Suffering and the enormous death toll for millions of men women and children in parts of Africa and the Middle East is a dilemma that has become so critical that António Guterres, the United Nations Secretary-General, will travel to Geneva next month to make an urgent appeal to the world for badly needed funds. His aim is to avert a disaster on a scale not seen since 1945.
In recent years, there have been countless, deeply disturbing reports by journalists who have braved extreme danger in hostile environments to provide the world with close-up views of grave suffering by millions trapped in war-torn areas. The result has been that, with food, water and medicine almost non-existent, they have been unable to sustain themselves. We have witnessed briefly on television screens a mother dying of starvation, or a child only seconds away from a similar fate. When this happens on a mass scale, it is truly difficult to comprehend.
Even more distressing is the billions of dollars spent on powerful weapons of destruction. One has to wonder whether there would be enough funds to feed every hungry child in the world if powerful nations were not so obsessed with threatening each other over.
Even before this column could be completed, there is little doubt that the death toll from starvation, disease or being a victim of regional violence has climbed even farther. It is generally known that corruption on a huge scale in a number of governments in troubled areas is a contributing factor in what seems an endless state of the strong rumbling over the weak to maintain or protect a position of dominance at any cost.
Even the United Nations appears somewhat helpless in trying to merge leading nations opposed to each other, with a view to at least focusing more on human suffering in our world, where people die because they are unable to get a glass of water.
With some parts of the world glowing with economic prosperity while seeking ways to expand their grip on financial success, and millions facing a nightmare of poverty and horror with little hope of change, I am reminded of a story published by EC Comics in the early 1950s in America. There was something about that story, although fiction and in their science section, that seemed prevalent when viewing our world today.
The work of fiction was entitled “Judgment Day” and was about this earth attempting to join an interplanetary group in our solar system.
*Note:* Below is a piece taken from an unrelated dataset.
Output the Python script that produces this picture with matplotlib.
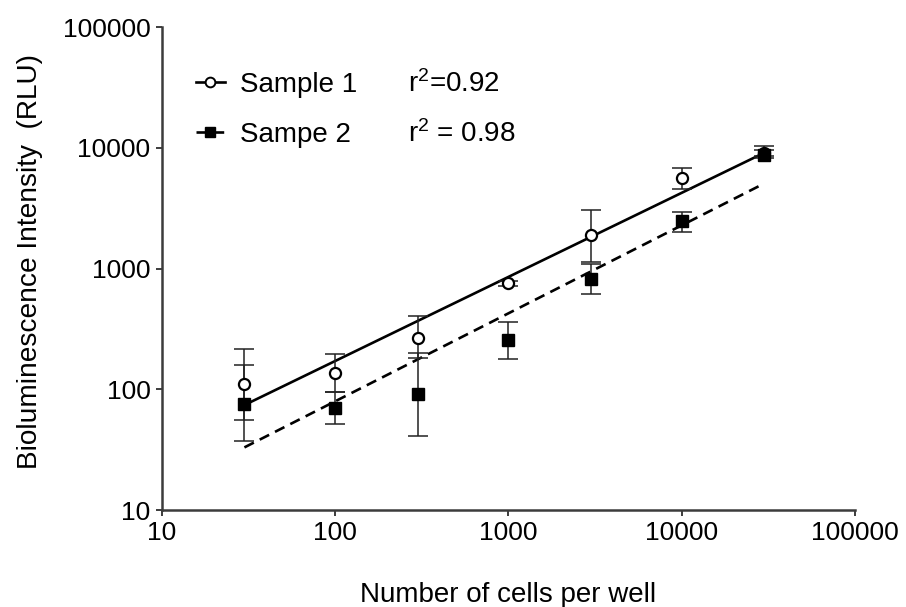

After being mandated to make certain changes in the quality of life for all on Earth a prerequisite for gaining membership, the day arrived for an official representing the celestial group to see whether Earth had complied.
After being shown highly successful areas where people, for the sake of the story, were in what was described as the orange section on earth, the visiting official from outer space requested to see people in what was described as the blue section. These were people with inferior standards, many of whom were merely struggling to exist. When the space visitor questioned this, he was told that there was some progress there, but the blue people were not up to standard and there was not much that could be done for them.
The space traveller, still covered in his spacesuit, took out his pad and informed the earth official that they had failed to qualify for membership, and that he would return later to make another assessment. He then returned to his sleek space vehicle, blasted off into the deep blue sky, and within moments was out of sight.
Inside his craft, now streaking through space towards his home planet, he carefully removed his helmet — even during that period of racism in America, the magazine took the bold step to show the spaceman was a black man.
Perhaps the real message was that after decades since publishing that story, much of the Earth is still in need of changes in how people are treated, irrespective of race or religious beliefs. The nations of power need collectively to use their resources in a more concerted effort to halt what has been, for too many, a relentless dark night of terror and suffering.
The big question remains: is the world willing to do something about it?
At the moment, it is nothing short of a shameful tragic event on this planet.